Some Consolidation Likely After A Strong Pullback; Moving Past 50-DMA Important For The NIFTY


In our previous technical note, we had cautioned against creating any shorts and resort to panic selling. The Tuesday’s session saw Markets rebound in a solid manner on expected lines to end the day on a positive note. The pullback came on the back on strong short covering which saw the NIFTY recover over 250-points from the lows of the day. The BankNIFTY saw spurt of over 550-points from the day’s low. The market breadth remained strong as the broader indexes performed even better. The benchmark index ended the day gaining 60.70 points (+0.58%).

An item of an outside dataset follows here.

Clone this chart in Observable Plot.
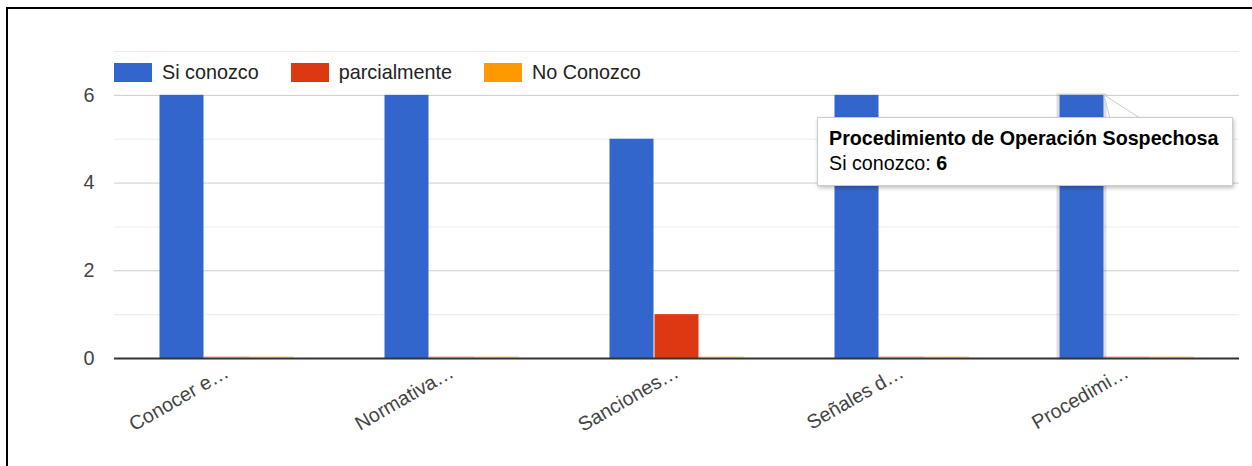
<!DOCTYPE html>
<html>
<head>
<meta charset="utf-8">
<script src="https://cdn.jsdelivr.net/npm/d3@7"></script>
<script src="https://cdn.jsdelivr.net/npm/@observablehq/plot@0.6"></script>
<style>
  html, body { margin: 0; padding: 0; background: #fff; }
  #wrap { position: relative; width: 1252px; height: 466px; overflow: hidden; font-family: "Liberation Sans", Arial, sans-serif; }
  #frame { position: absolute; left: 6px; top: 7px; right: -10px; bottom: -10px; border-left: 2px solid #000; border-top: 2px solid #000; pointer-events: none; }
  #chart { position: absolute; left: 0; top: 0; }
  #legend { position: absolute; left: 114px; top: 61px; display: flex; align-items: center; font-size: 19.8px; color: #222; }
  #legend .item { display: flex; align-items: center; margin-right: 32px; }
  #legend .sw { width: 38px; height: 19px; margin-right: 10px; }
  #tip { position: absolute; left: 817px; top: 117px; width: 392px; padding: 8px 11px 9px 11px; background: #fff; border: 1px solid #ccc; box-shadow: 1px 2px 4px rgba(0,0,0,0.25); font-size: 19.7px; color: #000; line-height: 25px; white-space: nowrap; }
  #tip b { font-weight: bold; }
  #ptr { position: absolute; left: 0; top: 0; pointer-events: none; }
</style>
</head>
<body>
<div id="wrap">
  <div id="chart"></div>
  <svg id="ptr" width="1252" height="466"></svg>
  <div id="legend"></div>
  <div id="tip"></div>
  <div id="frame"></div>
</div>
<script>
// ---- data ----
const categories = ["Conocer e…", "Normativa…", "Sanciones…", "Señales d…", "Procedimi…"];
const seriesNames = ["Si conozco", "parcialmente", "No Conozco"];
const siConozco = [6, 6, 5, 6, 6];
const parcialmente = [0, 0, 1, 0, 0];
const noConozco = [0, 0, 0, 0, 0];
const seriesColors = ["#3366cc", "#dc3912", "#ff9900"];
const yMajorTicks = [0, 2, 4, 6];
const yMinorTicks = [1, 3, 5, 7];
const tooltipTitle = "Procedimiento de Operación Sospechosa";
const tooltipSeries = "Si conozco";
const tooltipCategory = "Procedimi…";

const seriesValues = [siConozco, parcialmente, noConozco];
const rows = [];
categories.forEach((c, i) => {
  seriesNames.forEach((s, j) => rows.push({cat: c, series: s, value: seriesValues[j][i]}));
});
const nonZero = rows.filter(d => d.value > 0);
const zeros = rows.filter(d => d.value === 0);
const hovered = rows.filter(d => d.cat === tooltipCategory && d.series === tooltipSeries);

const plot = Plot.plot({
  width: 1252,
  height: 466,
  marginLeft: 113,
  marginRight: 13,
  marginTop: 51,
  marginBottom: 108,
  style: {fontFamily: '"Liberation Sans", Arial, sans-serif', background: "transparent"},
  fx: {domain: categories, padding: 0, axis: null},
  x: {domain: seriesNames, paddingInner: 0, paddingOuter: 1, axis: null},
  y: {domain: [0, 7], axis: null},
  color: {domain: seriesNames, range: seriesColors},
  marks: [
    Plot.ruleY(yMinorTicks, {stroke: "#ebebeb", strokeWidth: 1}),
    Plot.ruleY(yMajorTicks.filter(v => v !== 0), {stroke: "#cccccc", strokeWidth: 1}),
    Plot.barY(hovered, {fx: "cat", x: "series", y: "value", fill: "none", stroke: "#000", strokeOpacity: 0.13, strokeWidth: 3, insetLeft: -1, insetRight: -1}),
    Plot.barY(nonZero, {fx: "cat", x: "series", y: "value", fill: "series", insetLeft: 0.5, insetRight: 0.5}),
    Plot.tickY(zeros, {fx: "cat", x: "series", y: "value", stroke: "series", strokeOpacity: 0.25, strokeWidth: 2, dy: -1.5}),
    Plot.ruleY([0], {stroke: "#333", strokeWidth: 2}),
    Plot.axisY({ticks: yMajorTicks, tickFormat: "d", tickSize: 0, tickPadding: 20, fontSize: 19.8, color: "#444", label: null}),
    Plot.axisFx({anchor: "bottom", tickSize: 0, tickPadding: 12, tickRotate: -30, fontSize: 19.8, color: "#444", label: null})
  ]
});
document.getElementById("chart").appendChild(plot);

// legend
const legend = document.getElementById("legend");
seriesNames.forEach((s, j) => {
  const it = document.createElement("div");
  it.className = "item";
  it.innerHTML = `<span class="sw" style="background:${seriesColors[j]}"></span><span>${s}</span>`;
  legend.appendChild(it);
});

// tooltip
const ci = categories.indexOf(tooltipCategory);
const si = seriesNames.indexOf(tooltipSeries);
document.getElementById("tip").innerHTML =
  `<b>${tooltipTitle}</b><br>${tooltipSeries}: <b>${seriesValues[si][ci]}</b>`;

// tooltip pointer, attached to the hovered bar's top-right corner
const yScale = plot.scale("y");
const step = (1252 - 113 - 13) / categories.length;
const barRight = 113 + ci * step + (step - 3 * step / 5) / 2 + (si + 1) * (step / 5);
const yTop = yScale.apply(seriesValues[si][ci]);
const ptr = d3.select("#ptr");
ptr.append("path")
  .attr("d", `M${barRight},${yTop} L${barRight + 36},${118} L${barRight + 6},${118} Z`)
  .attr("fill", "#fff").attr("stroke", "#ccc").attr("stroke-width", 1);
</script>
</body>
</html>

The markets digested the election outcome and the RBI Governor’s resignation with less difficulty than expected. The election results seemed discounted a day earlier. We expect this technical pullback to continue. However, Tuesday’s pullback has halted at the pattern resistance level which also coincides with the 50-DMA which is presently at 10545. It would be important for the NIFTY to move past 10545 and trade above this level.


Wednesday is likely to see a flat to mildly positive start to the trade if we do not have any negative overnight news flow to deal with. The levels of 10590 and 10675 will act as immediate resistance area while supports come in at 10480 and 10410 zones.


The Relative Strength Index (RSI) on the Daily Chart is 45.5408 and it remains neutral and shows no divergence against the price. Daily MACD is bearish as it trades above its signal line.


A large white candle emerged on the Daily Charts. This formation can be interpreted in two ways. It is anEngulfing Bullish candle and can be interpreted as a potential trend reversal as it has emerged after decline. This candle can also be interpreted as a Piercing Line. During such formations, the price opens low, moves even lower then recovers and ends on a very strong note.


Despite the strong recovery, we continue to suggest treading the markets on a highly cautious note. NIFTY still has many overhead resistances to clear and remains vulnerable to some consolidation again at higher levels. Though we strongly recommend refraining from creating shorts, profits should be protected vigilantly at higher levels. Markets have not suffered any structural breach and therefore, all dips should be continued to be used in making modest purchase on selective note.


Milan Vaishnav, CMT, MSTA, Consulting Technical Analyst Member: (MTA, USA / CSTA, Canada / STA, UK)|(Research Analyst, SEBI Reg. No. INH000003341)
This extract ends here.